* **Requirements**: Quote verbatim everything from the line containing "What Observable Plot" down to the line containing "const yTicks = [0, 20, 40, 60, 80, 100];", with both of those lines included and no others.

* **Records for the exercise**:
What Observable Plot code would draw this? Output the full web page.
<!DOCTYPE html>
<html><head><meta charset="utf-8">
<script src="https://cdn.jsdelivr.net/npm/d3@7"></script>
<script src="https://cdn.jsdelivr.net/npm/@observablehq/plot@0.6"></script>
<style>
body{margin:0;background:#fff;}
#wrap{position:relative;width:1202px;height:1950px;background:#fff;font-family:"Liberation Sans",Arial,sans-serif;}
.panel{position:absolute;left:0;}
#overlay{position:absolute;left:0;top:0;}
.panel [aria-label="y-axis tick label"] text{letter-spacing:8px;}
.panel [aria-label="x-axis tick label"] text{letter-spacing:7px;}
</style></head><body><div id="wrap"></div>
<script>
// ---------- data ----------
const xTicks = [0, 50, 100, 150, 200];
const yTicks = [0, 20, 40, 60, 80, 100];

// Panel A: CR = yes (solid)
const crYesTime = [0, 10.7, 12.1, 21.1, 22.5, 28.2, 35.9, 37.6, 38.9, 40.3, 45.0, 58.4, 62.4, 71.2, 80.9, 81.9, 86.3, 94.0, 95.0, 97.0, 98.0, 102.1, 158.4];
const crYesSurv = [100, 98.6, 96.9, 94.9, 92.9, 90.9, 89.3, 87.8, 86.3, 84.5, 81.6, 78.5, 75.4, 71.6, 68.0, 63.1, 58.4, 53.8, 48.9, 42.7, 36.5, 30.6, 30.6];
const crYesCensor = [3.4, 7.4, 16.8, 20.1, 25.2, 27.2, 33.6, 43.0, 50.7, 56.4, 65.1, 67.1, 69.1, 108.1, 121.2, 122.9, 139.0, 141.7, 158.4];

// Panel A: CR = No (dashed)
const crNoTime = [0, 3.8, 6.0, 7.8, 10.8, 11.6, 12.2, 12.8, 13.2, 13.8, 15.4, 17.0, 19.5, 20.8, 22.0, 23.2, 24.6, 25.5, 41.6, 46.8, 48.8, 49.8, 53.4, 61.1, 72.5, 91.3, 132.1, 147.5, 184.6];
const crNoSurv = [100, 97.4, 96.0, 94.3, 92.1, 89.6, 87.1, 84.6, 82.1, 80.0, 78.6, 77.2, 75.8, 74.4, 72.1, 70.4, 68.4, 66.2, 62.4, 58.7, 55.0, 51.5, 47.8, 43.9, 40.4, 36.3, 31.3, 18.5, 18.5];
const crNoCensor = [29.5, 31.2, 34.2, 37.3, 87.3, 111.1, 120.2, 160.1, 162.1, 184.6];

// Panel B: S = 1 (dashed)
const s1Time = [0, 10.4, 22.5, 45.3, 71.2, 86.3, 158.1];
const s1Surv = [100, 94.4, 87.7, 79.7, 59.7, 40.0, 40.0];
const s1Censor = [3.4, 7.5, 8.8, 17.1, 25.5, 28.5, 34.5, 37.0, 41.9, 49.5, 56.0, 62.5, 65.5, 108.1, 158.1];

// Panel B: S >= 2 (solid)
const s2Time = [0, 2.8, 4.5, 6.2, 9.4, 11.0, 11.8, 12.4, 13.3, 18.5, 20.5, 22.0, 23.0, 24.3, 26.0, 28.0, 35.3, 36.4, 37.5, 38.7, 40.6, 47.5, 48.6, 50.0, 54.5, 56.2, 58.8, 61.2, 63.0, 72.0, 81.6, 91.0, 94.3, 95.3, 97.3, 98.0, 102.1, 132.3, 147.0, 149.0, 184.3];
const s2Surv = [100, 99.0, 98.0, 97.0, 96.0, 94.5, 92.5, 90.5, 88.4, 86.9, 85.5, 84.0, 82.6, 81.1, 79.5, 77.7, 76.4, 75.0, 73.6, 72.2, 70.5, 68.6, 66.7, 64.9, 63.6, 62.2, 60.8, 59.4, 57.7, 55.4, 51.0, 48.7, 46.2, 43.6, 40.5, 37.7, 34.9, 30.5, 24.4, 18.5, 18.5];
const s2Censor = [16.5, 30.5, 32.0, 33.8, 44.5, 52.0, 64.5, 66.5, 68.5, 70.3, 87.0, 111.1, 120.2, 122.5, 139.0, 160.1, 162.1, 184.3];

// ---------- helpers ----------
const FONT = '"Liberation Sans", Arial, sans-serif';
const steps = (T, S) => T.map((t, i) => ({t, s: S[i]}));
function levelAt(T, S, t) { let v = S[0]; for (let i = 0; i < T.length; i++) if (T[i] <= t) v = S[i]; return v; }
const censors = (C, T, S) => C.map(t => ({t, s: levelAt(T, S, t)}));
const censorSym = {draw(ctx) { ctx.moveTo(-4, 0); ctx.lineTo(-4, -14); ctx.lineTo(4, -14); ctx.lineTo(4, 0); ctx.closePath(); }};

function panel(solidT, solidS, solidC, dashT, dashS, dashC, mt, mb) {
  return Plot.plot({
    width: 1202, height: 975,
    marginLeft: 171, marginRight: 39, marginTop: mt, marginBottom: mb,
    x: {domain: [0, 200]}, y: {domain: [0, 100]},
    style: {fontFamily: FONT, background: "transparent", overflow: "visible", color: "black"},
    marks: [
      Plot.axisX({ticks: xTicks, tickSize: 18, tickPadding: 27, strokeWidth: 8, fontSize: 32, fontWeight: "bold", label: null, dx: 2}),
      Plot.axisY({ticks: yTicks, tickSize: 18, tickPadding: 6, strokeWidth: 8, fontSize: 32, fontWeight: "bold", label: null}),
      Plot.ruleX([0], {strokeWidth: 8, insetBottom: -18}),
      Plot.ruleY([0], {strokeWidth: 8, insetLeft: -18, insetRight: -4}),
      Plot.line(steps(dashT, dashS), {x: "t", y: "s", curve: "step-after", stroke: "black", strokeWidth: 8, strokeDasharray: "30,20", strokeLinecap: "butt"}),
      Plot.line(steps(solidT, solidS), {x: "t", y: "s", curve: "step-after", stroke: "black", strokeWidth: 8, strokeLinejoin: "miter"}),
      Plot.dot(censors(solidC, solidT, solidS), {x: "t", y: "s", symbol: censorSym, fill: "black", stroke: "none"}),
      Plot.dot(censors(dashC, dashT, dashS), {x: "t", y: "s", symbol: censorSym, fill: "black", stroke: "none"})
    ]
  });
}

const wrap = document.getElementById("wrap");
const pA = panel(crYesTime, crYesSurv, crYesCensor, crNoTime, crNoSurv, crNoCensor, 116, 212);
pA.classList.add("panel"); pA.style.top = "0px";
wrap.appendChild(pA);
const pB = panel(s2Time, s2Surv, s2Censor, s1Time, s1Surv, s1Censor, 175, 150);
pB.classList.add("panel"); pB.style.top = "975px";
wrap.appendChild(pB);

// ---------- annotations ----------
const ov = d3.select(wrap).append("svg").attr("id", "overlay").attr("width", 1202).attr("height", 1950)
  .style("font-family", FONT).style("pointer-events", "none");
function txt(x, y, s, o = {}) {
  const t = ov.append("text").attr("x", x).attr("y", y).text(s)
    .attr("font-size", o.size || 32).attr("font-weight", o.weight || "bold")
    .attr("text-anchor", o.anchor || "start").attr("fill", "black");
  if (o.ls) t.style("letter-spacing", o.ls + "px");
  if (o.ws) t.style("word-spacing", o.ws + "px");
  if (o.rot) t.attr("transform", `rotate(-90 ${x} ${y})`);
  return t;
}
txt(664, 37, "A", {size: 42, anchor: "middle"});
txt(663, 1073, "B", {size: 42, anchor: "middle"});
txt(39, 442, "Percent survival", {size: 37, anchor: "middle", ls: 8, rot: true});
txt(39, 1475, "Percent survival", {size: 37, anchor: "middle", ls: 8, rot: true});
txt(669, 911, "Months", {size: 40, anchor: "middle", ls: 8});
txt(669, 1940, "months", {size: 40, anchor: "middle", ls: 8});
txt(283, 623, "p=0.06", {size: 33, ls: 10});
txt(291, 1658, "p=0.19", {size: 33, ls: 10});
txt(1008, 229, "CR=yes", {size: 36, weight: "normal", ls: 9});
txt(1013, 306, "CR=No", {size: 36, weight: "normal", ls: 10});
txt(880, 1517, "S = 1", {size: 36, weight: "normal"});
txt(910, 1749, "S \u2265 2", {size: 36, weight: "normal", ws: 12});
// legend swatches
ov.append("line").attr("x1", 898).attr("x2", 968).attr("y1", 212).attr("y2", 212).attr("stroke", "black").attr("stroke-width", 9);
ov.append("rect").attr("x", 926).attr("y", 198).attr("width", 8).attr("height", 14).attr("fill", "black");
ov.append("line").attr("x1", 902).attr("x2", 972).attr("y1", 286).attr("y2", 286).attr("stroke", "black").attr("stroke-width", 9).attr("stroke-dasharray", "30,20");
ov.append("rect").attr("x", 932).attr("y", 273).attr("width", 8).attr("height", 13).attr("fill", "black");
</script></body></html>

...

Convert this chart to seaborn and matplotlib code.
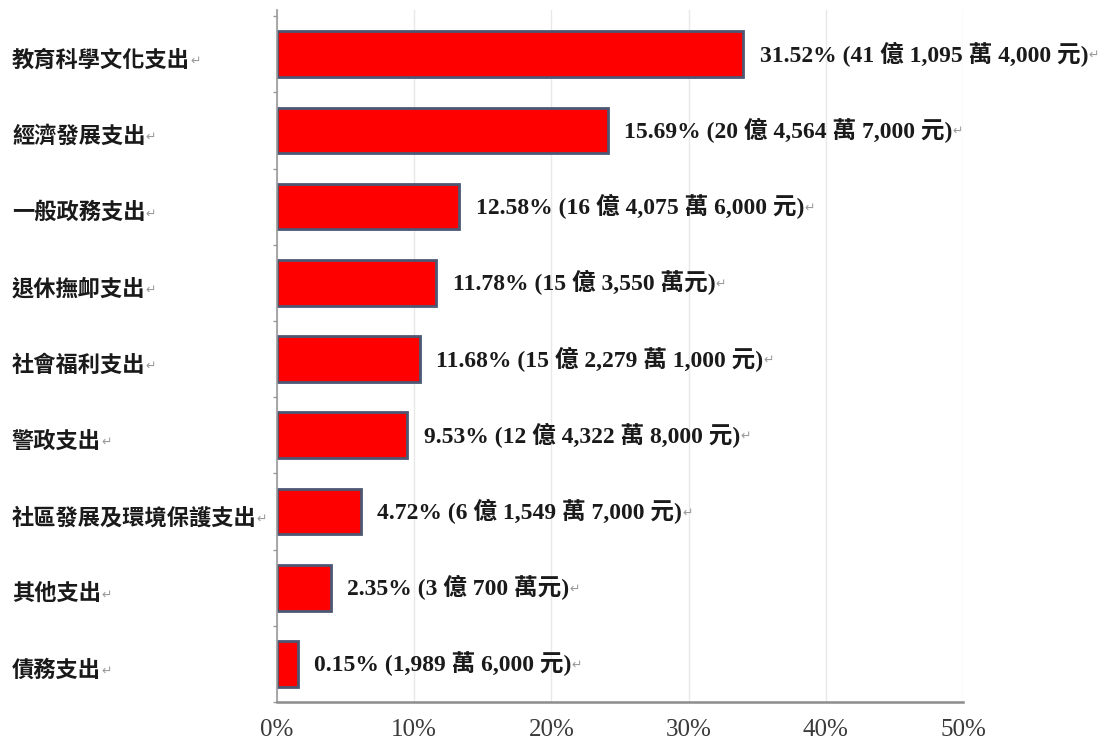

* **Task result**:
What Observable Plot code would draw this? Output the full web page.
<!DOCTYPE html>
<html><head><meta charset="utf-8">
<script src="https://cdn.jsdelivr.net/npm/d3@7"></script>
<script src="https://cdn.jsdelivr.net/npm/@observablehq/plot@0.6"></script>
<style>
body{margin:0;background:#fff;}
#wrap{position:relative;width:1202px;height:1950px;background:#fff;font-family:"Liberation Sans",Arial,sans-serif;}
.panel{position:absolute;left:0;}
#overlay{position:absolute;left:0;top:0;}
.panel [aria-label="y-axis tick label"] text{letter-spacing:8px;}
.panel [aria-label="x-axis tick label"] text{letter-spacing:7px;}
</style></head><body><div id="wrap"></div>
<script>
// ---------- data ----------
const xTicks = [0, 50, 100, 150, 200];
const yTicks = [0, 20, 40, 60, 80, 100];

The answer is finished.